LE QUOTIDIEN : L'hôpital a encore des pratiques polluantes. Comment passer au vert ?
Dr LAMIA KERDJANA : Les postes du bloc opératoire sont les plus polluants de l'hôpital. Ils concentrent environ 40 % de la part des déchets hospitaliers tels que les métaux, les déchets à risques infectieux [DASRI, NDLR], le plastique, les papiers, les déchets aériens comme les gaz anesthésiques…
Pour passer au vert, il faut travailler sur le choix des matériaux et des produits. Par exemple, pour intuber un patient, on utilise une lame laryngoscopique. En 2009, nous utilisions des lames métalliques à usages multiples, puis nous sommes passés aux lames jetables, puis repassés aux lames métalliques mais à usage unique. Ces dernières ont des dates de péremption et sont jetées, une fois la date dépassée. Pourtant ça ne périme pas. Ce ne sont pas des médicaments ! Il n'y a pas d'altération du métal avant des années ! Je pense qu'il faut retourner à l'usage multiple si c'est sans danger pour les malades.

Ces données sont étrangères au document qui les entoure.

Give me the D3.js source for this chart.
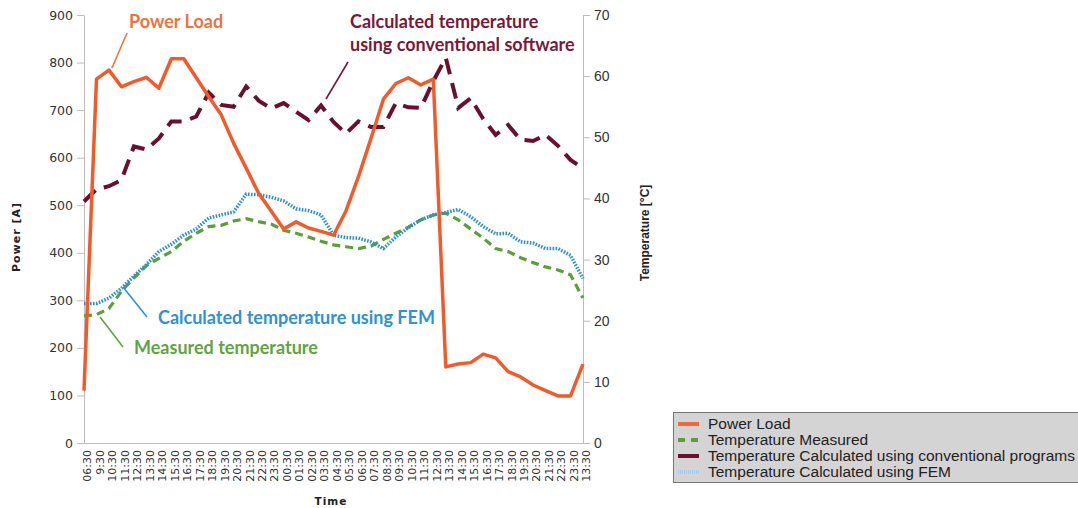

Autre point : les choix thérapeutiques. Lors de la crise sanitaires, des anesthésistes ont changé leur pratique pour prévenir la pénurie de médicaments. Ils ont effectué des anesthésies loco-régionales au lieu de générales lorsque les opérations y étaient éligibles. Une façon d'utiliser moins d'agents anesthésiques qui sont des gaz à effet de serre.
Autre sujet de préoccupation, le matériel de protection. Les personnels soignants se sont retrouvés avec des sacs-poubelles en guise de surblouse lors de la première vague car il n'y avait pas de tabliers en tissu disponibles. Pourtant, cela existait encore en 2004. Il faut avoir de nouveau du matériel en tissu et reformer des personnes en blanchisserie ou dans les services de stérilisation dont les effectifs ont été réduits pour raisons budgétaires.

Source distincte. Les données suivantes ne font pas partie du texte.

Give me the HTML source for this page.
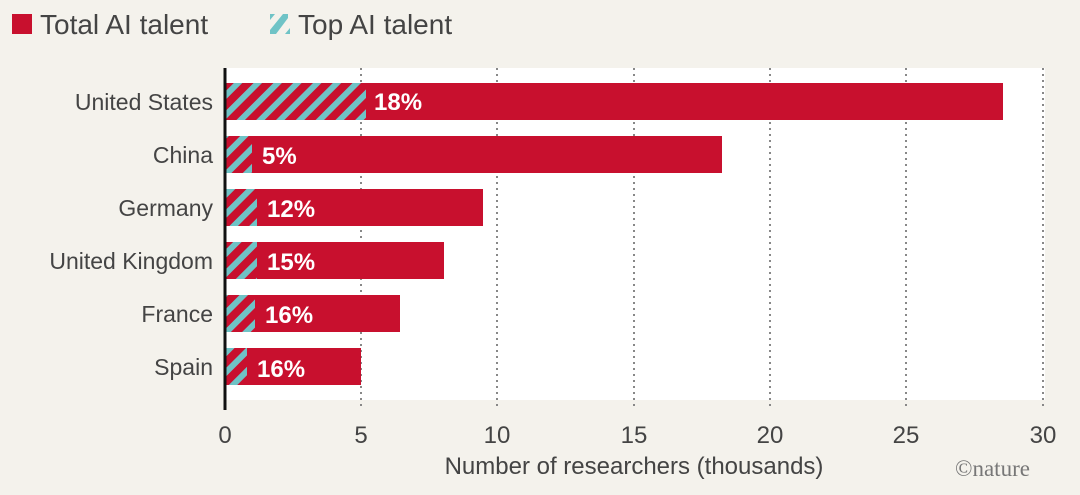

Vous avez participé à un projet de recyclage des déchets. En quoi consiste-t-il ?
J'ai soutenu le projet d'un confrère médecin-réanimateur et d'une infirmière-anesthésiste fin 2018, début 2019, quand j'étais à l'AP-HP. Ils ont porté un projet de gestion de tri sélectif des déchets aux blocs opératoires dans le but de les valoriser. Il arrive encore que tous les déchets partent dans la même poubelle alors que les matières nobles comme les métaux, les cartons et les verres pourraient être recyclées et potentiellement être une source d'économies puis de réinvestissement.
Si l'idée est bonne, dans les faits sur le terrain, la mise en place du triage a été très compliquée. Il a fallu des semaines pour obtenir des conteneurs. Une fois disposées dans les blocs et le personnel formé, les poubelles se sont vite remplies. Au bout de trois mois, elles étaient saturées. L'AP-HP est chargée de la partie administrative, autrement dit de faire venir les entreprises pour débarrasser ces déchets. Ça a été un casse-tête. C'est seulement lorsque l'équipe médicale a menacé de déverser les déchets dans l'hôpital que les conteneurs ont été enlevés. En revanche, je ne sais pas s'ils sont partis au recyclage ou dans une poubelle commune.

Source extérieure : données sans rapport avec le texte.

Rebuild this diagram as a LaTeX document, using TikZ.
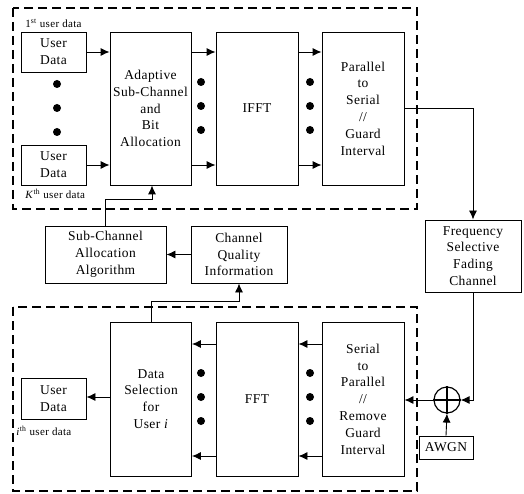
\documentclass[tikz,border=0pt]{standalone}
\usepackage{fontspec}
\setmainfont[LetterSpace=3]{Liberation Serif}
\usetikzlibrary{arrows.meta}

\def\punkte#1#2{
	\foreach \d in {-1,0,1}{
		\fill (#1,{#2+24*\d}) circle[radius=4];
	}
}

\begin{document}
\begin{tikzpicture}[x=1pt,y=-1pt,>={Latex[length=9pt,width=8pt]},line width=0.9pt,
	blk/.style 2 args={draw,align=center,minimum width=#1,minimum height=#2,inner sep=0pt,font=\fontsize{13.5}{16.8}\selectfont},
	lbl/.style={font=\fontsize{11}{13}\selectfont,anchor=west,inner sep=0pt},
	rahmen/.style={dash pattern=on 9pt off 5pt,line width=1.6pt}]
\useasboundingbox (0,0) rectangle (524,494);
% transmitter
\draw[rahmen] (13,8) rectangle (417,209);
\node[blk={65pt}{40pt}] (ud1) at (53.5,52) {User\\Data};
\node[blk={65pt}{40pt}] (udK) at (53.5,165) {User\\Data};
\node[lbl] (l1) at (25,23) {1\textsuperscript{st} user data};
\node[lbl] (lK) at (25,194) {\textit{K}\textsuperscript{th} user data};
\punkte{57}{108}
\node[blk={81pt}{153pt}] (alloc) at (150.5,108.5) {Adaptive\\Sub-Channel\\and\\Bit\\Allocation};
\node[blk={82pt}{153pt}] (ifft) at (257,108.5) {IFFT};
\node[blk={82pt}{153pt}] (ps) at (363,108.5) {Parallel\\to\\Serial\\//\\Guard\\Interval};
\draw[->] (ud1.east) -- (ud1.east -| alloc.west);
\draw[->] (udK.east) -- (udK.east -| alloc.west);
\foreach \a/\b in {alloc/ifft,ifft/ps}{
	\draw[->] (\a.east |- ud1.east) -- (\b.west |- ud1.east);
	\draw[->] (\a.east |- udK.east) -- (\b.west |- udK.east);
}
\punkte{201}{106}
\punkte{310}{106}
% channel
\node[blk={96pt}{72pt}] (fsf) at (473,256) {Frequency\\Selective\\Fading\\Channel};
\node[draw,circle,minimum size=26pt,inner sep=0pt,line width=1.2pt] (adder) at (447,400) {};
\draw[line width=1.2pt] (adder.north) -- (adder.south) (adder.west) -- (adder.east);
\node[blk={54pt}{23pt}] (awgn) at (446,447.5) {AWGN};
\draw[->] (ps.east) -| (fsf.north);
\draw[->] (fsf.south) |- (adder.east);
\draw[->] (awgn.north) -- (adder.south);
% feedback
\node[blk={121pt}{57pt}] (scaa) at (105.5,254.5) {Sub-Channel\\Allocation\\Algorithm};
\node[blk={96pt}{57pt}] (cqi) at (239,254.5) {Channel\\Quality\\Information};
\draw[->] (cqi.west) -- (scaa.east);
\draw[->] (scaa.north) -- ++(0,-26) -| ([xshift=1.5pt]alloc.south);
% receiver
\draw[rahmen] (13,307) rectangle (417,491);
\node[blk={82pt}{154pt}] (sp) at (363,399) {Serial\\to\\Parallel\\//\\Remove\\Guard\\Interval};
\node[blk={82pt}{154pt}] (fft) at (257,399) {FFT};
\node[blk={81pt}{154pt}] (dsel) at (151,399) {Data\\Selection\\for\\User \textit{i}};
\node[blk={65pt}{41pt}] (udi) at (53.5,398.5) {User\\Data};
\node[lbl] (li) at (16,431) {\textit{i}\textsuperscript{th} user data};
\draw[->] (adder.west) -- (adder.west -| sp.east);
\foreach \a/\b in {sp/fft,fft/dsel}{
	\draw[->] ([yshift=-57pt]\a.west) -- ([yshift=-57pt]\b.east);
	\draw[->] ([yshift=55pt]\a.west) -- ([yshift=55pt]\b.east);
}
\punkte{201}{397}
\punkte{310}{397}
\draw[->] ([yshift=2pt]dsel.west) -- ([yshift=2pt]dsel.west -| udi.east);
\draw[->] (dsel.north) -- ++(0,-20) -| (cqi.south);
\end{tikzpicture}
\end{document}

Ce qui est dommage, c'est que personne ne se saisit du sujet. Nous, on arrive, on est actifs et de bonne volonté mais on ne nous donne pas les moyens. J'ai essayé d'en parler à la commission médicale d'établissement puis au responsable du développement durable de l'AP-HP et je n'ai jamais eu de retours.
Les jeunes médecins sont-ils plus engagés que leurs aînés ? Comment s'approprier cette culture ?
Il y a un effet sociétal et une préoccupation de la jeune génération qui a la volonté d'être mieux formée. On se retrouve parfois face à des patients qui ont des questions sur ces thématiques et on a zéro formation ! On ne nous enseigne pas la santé environnementale à la fac, ni en formation continue. On aborde la pilule contraceptive mais les cours sont mal faits et on en oublie ses fonctions de perturbateur endocrinien. Il faut donc booster la formation et aborder le sujet des perturbateurs endocriniens, mais aussi du rejet des détergents à l'hôpital et de ses effets dans la nature sur la résistance aux antibiotiques.